On the day that I gave my life to Jesus, I sat in the back of the church with my friend, heart racing, body shaking.
I could actually hear the Lord calling to me in my right ear, come forward Michelle, I forgive you Michelle. But at the same time I could hear the enemy calling to me in my left ear, you really think God is going to take you back? Look at you! You’re a mess! You’re a murderer! You’re a terrible mother!
Every time I hear the enemy’s voice, it is filled with hatred. It sounds sarcastic, vitriolic, sinister.
It’s been almost 9 years since I met the Lord. Or rather, since the day he came and met me. True to his goodness, the Lord took me back just as I was, broken and messy.

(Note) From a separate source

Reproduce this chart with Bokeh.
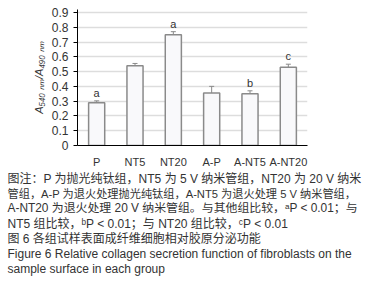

I’ve been kidding myself for years that I’ve come so far since that day. After all, I stopped drinking, stopped smoking, stopped swearing like a sailor. I really thought being freed from those things was all I needed to be a brand-new person.
What I didn’t realize was those were the things I used to make myself feel better. When God took them away, he took away the things I was hiding behind.
If you really want to know how you are doing, just ask the people you love. But I warn you, you may not like what you hear.
It’s upsetting to find out that 9 years later, I’m still pretty broken and messy. I thought I was doing so much better than 9 years ago. But I confess, seeing myself through their eyes? I’m not so sure.
I think love is so hard for me to give out because I don’t love myself. And because I don’t love myself, I don’t trust that anybody else could love me. But the evidence doesn’t support my logic.
After all, I have a whole entire family who are still for me. Sure they’re the ones who tell me how miserable I can be, the truth of who I am. And while it hurts to hear the truth because the truth makes me dislike who I am, makes me think why would anybody love me, the nuts and bolts of it is they’re still here, despite my broken, messy life.
So when I sat here over the weekend wondering if there really was any hope for me to change, God reminded me of the fact I have people in my life who have stuck with me through thick and thin. Likewise, I have stuck with them through thick and thin. And though it is messy and far from perfect, it is real and there is hope for me yet.